Number coins from $1$ to $36$ and denote the coins $\;i, i+1, \dots , j\;$ as $[i,j]$.

First let us compare $[1,1]$ with $[2,2]$. If they are not equal, then clearly exactly one of the two coins must be a fake. In that case, our next comparisons will be as follows:
$[1, 2]$ vs $[3, 4]$
$[1, 2]$ vs $[5, 6]$
$[1, 2]$ vs $[7, 8]$
$[1, 2]$ vs $[9, 10]$

If we get equal weights for some group, then that group contains exactly $1$ fake as well. Otherwise the possibilities for that group are either both fakes or both real. Since we have exactly $4$ fakes in total so the "both fakes" group can only occur once.
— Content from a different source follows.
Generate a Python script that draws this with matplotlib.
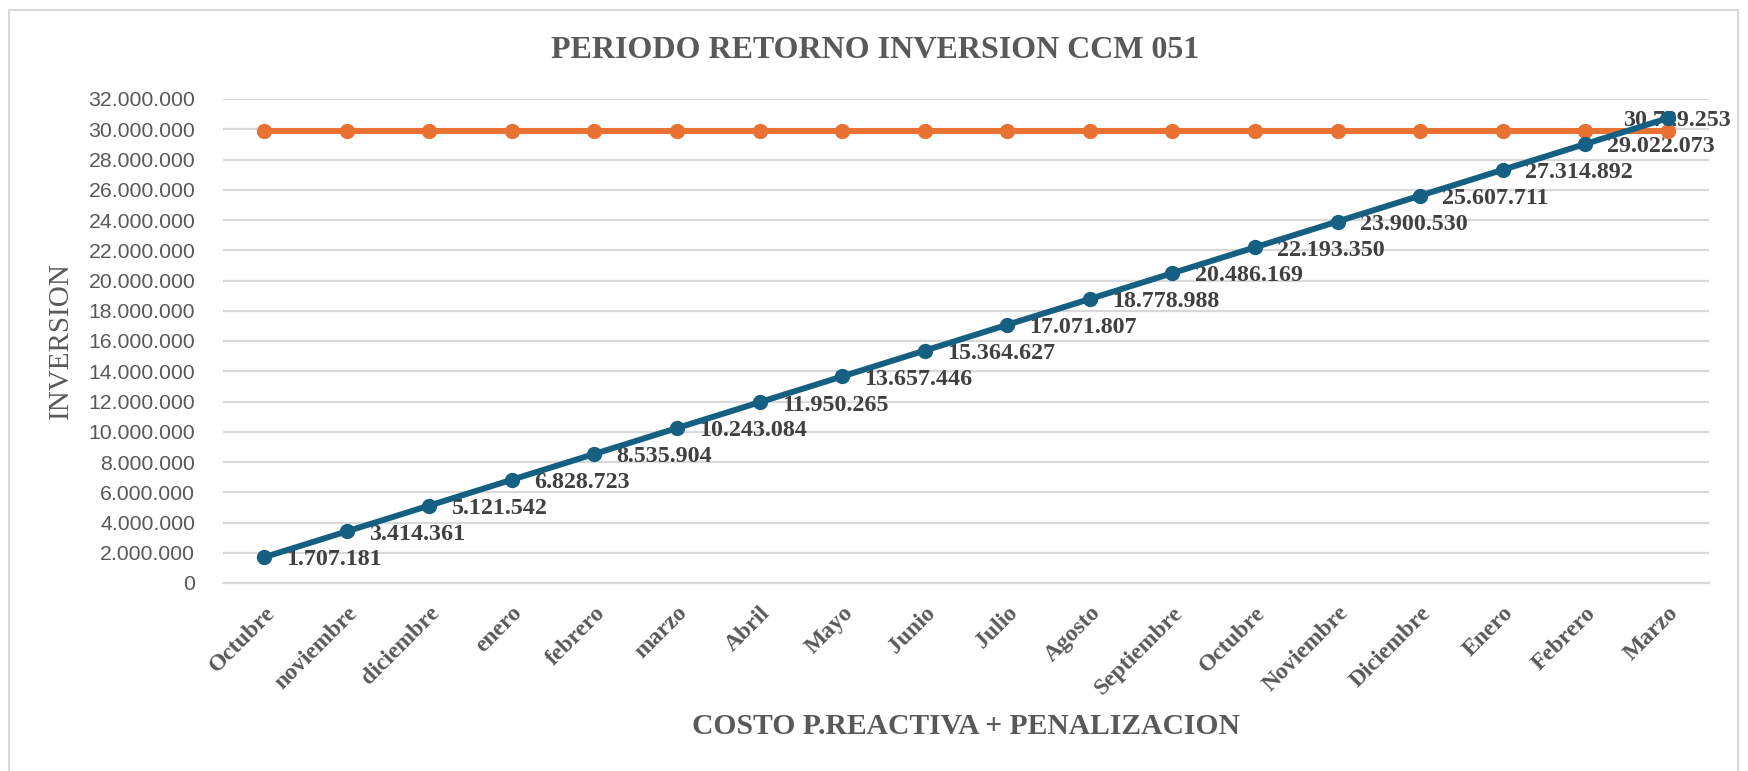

Similarly if we get the equal verdict twice, then there won't be any "both fakes" group.

Thus if we get a non-equal verdict at least twice, then we know which groups contains "both real" and we have our answer in $5$ weightings.

Now what if $1$ and $2$ have equal weights? So either both are real or both are fake. Then we compare $[1,2]$ with $[3,4]$. If they are not equal, we do the following comparisions:
$[1,4]$ vs $[5,8]$
$[1,4]$ vs $[9,12]$
$[1,4]$ vs $[13,16]$
$[1,4]$ vs $[17,20]$

Since $[1,4]$ contains either $1$, $2$ or $3$ fakes, so using similar logic again we can find a group with $4$ real coins by looking at the majority non-equal verdict.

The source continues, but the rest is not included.